Every time I hope not to write about Aclaris for at least two months, I get disappointed. A very welcome disappointment of course. While this trend has been going on for two years, the past three months (including the latest development from yesterday) are worth summarizing below:
- In November of 2017, I wrote about how Aclaris planned to start Phase 2 clinical trials in 2018 for its topical JAK inhibitor product to treat androgenetic alopecia (AGA). This was a major and pleasant surprise since the company had not even started Phase 1 trials at the time of writing. I am guessing that Aclaris can skip Phase 1 trials since they and many others have already tested oral and topical JAK inhibitors for other uses such as treating alopecia areata and vitiligo. To this day, Aclaris’ product pipeline page still lists its topical “soft” JAK inhibitor program for treating AGA to be in a pre-clinical stage of development. Very strange, and probably just a delay in updating their website.
- A few days ago, I discovered that a surprising number of renowned hair loss researchers presenting at this week’s American Academy of Dermatology Conference were now suddenly declaring an affiliation (probably research funding related) with Aclaris. I wrote about this in my last post. It would be very unusual if at least several of these researchers were not testing topical JAK inhibitors on humans for androgenetic alopecia on behalf of Aclaris.
- And finally, yesterday Aclaris made an important investor presentation in which it announced that in the first half of 2019 it was expecting results from its Phase II clinical trials for treating AGA with its topical JAK inhibitor product named ATI-50002. You can access the audio as well as the slides for this presentation via this page (make sure to look under past events for the LEERINK Partners event). On page 47 of the slides you can see the above details (h/t Malcolm and Royaume).
- On a side note, Aclaris CEO Neal Walker just updated his blog. Something he does fairly infrequently,
- And it is worth keeping a track of Aclaris’ first ever FDA approved product called Eskata (to treat a skin condition called seborrheic keratosis) that was released at the end of last year. The success or failure of this hydrogen peroxide based topical product will give some indication of how reliable the company is as well as how likely it is to succeed financially this year. The NY Times recently had an interesting article on Eskata titled: “Have We Aged Out of Age Spots?“. Note that Aclaris is for the first time presenting Phase 3 clinical trial data on Eskata at this week’s annual AAD conference. So they started selling this product even before presenting Phase 3 trial results anywhere it seems?

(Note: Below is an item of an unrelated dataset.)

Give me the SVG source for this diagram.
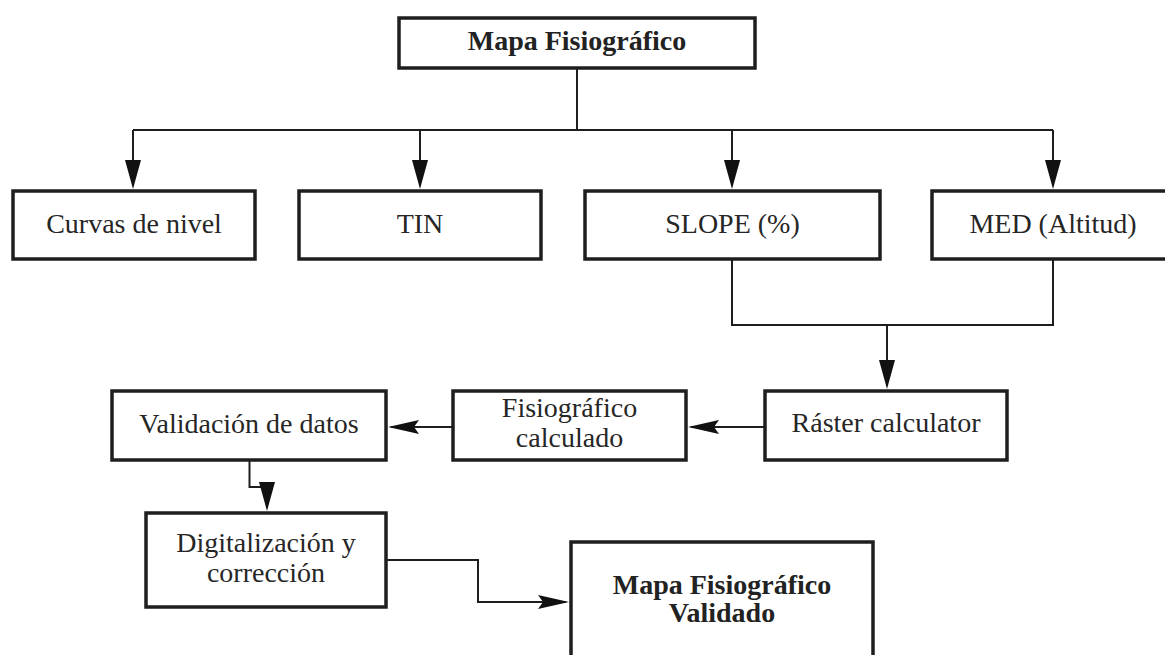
<svg xmlns="http://www.w3.org/2000/svg" width="1165" height="655" viewBox="0 0 1165 655">
  <style>
    .box { fill: #ffffff; stroke: #1e1e1e; stroke-width: 3.5; }
    .lbl { font-family: "Liberation Serif", "Times New Roman", serif; font-size: 28px; fill: #262626; text-anchor: middle; }
    .ttl { font-family: "Liberation Serif", "Times New Roman", serif; font-size: 28px; font-weight: bold; fill: #222222; text-anchor: middle; }
    .wire { fill: none; stroke: #1e1e1e; stroke-width: 2; }
  </style>
  <defs>
    <marker id="arrowV" markerUnits="userSpaceOnUse" orient="auto" markerWidth="40" markerHeight="20" refX="0" refY="0" viewBox="-30 -10 40 20" overflow="visible">
      <path d="M3,0 L-26,-8 L-26,8 Z" fill="#111111"/>
    </marker>
    <marker id="arrowH" markerUnits="userSpaceOnUse" orient="auto" markerWidth="40" markerHeight="20" refX="0" refY="0" viewBox="-30 -10 40 20" overflow="visible">
      <path d="M3,0 L-28,-7 L-23,0 L-28,7 Z" fill="#111111"/>
    </marker>
  </defs>

  <rect width="1165" height="655" fill="#ffffff"/>

  <!-- connectors -->
  <g id="connectors">
    <path class="wire" d="M577,68 V130"/>
    <path class="wire" d="M133,130 H1053"/>
    <path class="wire" d="M133,130 V186" marker-end="url(#arrowV)"/>
    <path class="wire" d="M420,130 V186" marker-end="url(#arrowV)"/>
    <path class="wire" d="M732,130 V186" marker-end="url(#arrowV)"/>
    <path class="wire" d="M1053,130 V186" marker-end="url(#arrowV)"/>
    <path class="wire" d="M732,260 V325 H1053 V260"/>
    <path class="wire" d="M887,325 V386" marker-end="url(#arrowV)"/>
    <path class="wire" d="M765,427 H691" marker-end="url(#arrowH)"/>
    <path class="wire" d="M453,427 H391" marker-end="url(#arrowH)"/>
    <path class="wire" d="M249.5,460 V487 H267 V508" marker-end="url(#arrowV)"/>
    <path class="wire" d="M386,560 H478 V602 H566" marker-end="url(#arrowH)"/>
  </g>

  <!-- nodes -->
  <g id="node-mapa">
    <rect class="box" x="399" y="18" width="356" height="50"/>
    <text class="ttl" x="577" y="50">Mapa Fisiográfico</text>
  </g>
  <g id="node-curvas">
    <rect class="box" x="13" y="191" width="242" height="68"/>
    <text class="lbl" x="134" y="233">Curvas de nivel</text>
  </g>
  <g id="node-tin">
    <rect class="box" x="299" y="191" width="242" height="68"/>
    <text class="lbl" x="420" y="233">TIN</text>
  </g>
  <g id="node-slope">
    <rect class="box" x="585" y="191" width="295" height="68"/>
    <text class="lbl" x="732.5" y="233">SLOPE (%)</text>
  </g>
  <g id="node-med">
    <rect class="box" x="932" y="191" width="242" height="68"/>
    <text class="lbl" x="1053" y="233">MED (Altitud)</text>
  </g>
  <g id="node-raster">
    <rect class="box" x="765" y="391" width="242" height="69"/>
    <text class="lbl" x="886" y="432">Ráster calculator</text>
  </g>
  <g id="node-fisio-calc">
    <rect class="box" x="453" y="391" width="233" height="69"/>
    <text class="lbl" x="569.5" y="417">Fisiográfico</text>
    <text class="lbl" x="569.5" y="447">calculado</text>
  </g>
  <g id="node-validacion">
    <rect class="box" x="112" y="391" width="274" height="69"/>
    <text class="lbl" x="249" y="433">Validación de datos</text>
  </g>
  <g id="node-digitalizacion">
    <rect class="box" x="146" y="513" width="240" height="94"/>
    <text class="lbl" x="266" y="552">Digitalización y</text>
    <text class="lbl" x="266" y="582">corrección</text>
  </g>
  <g id="node-validado">
    <rect class="box" x="571" y="542" width="302" height="130"/>
    <text class="ttl" x="722" y="594">Mapa Fisiográfico</text>
    <text class="ttl" x="722" y="622">Validado</text>
  </g>
</svg>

Until late last year, I was not even optimistic that Aclaris would complete Phase 1 trials for AGA this year. Now it looks like they might have already commenced Phase 2 trials in 2018 and we can look forward to seeing the final data by mid-2019 at the latest. Judging by the speed with which this company is moving along, if Phase 2 results are favorable, I would not be surprised if Phase 3 trials get completed before the end of 2020.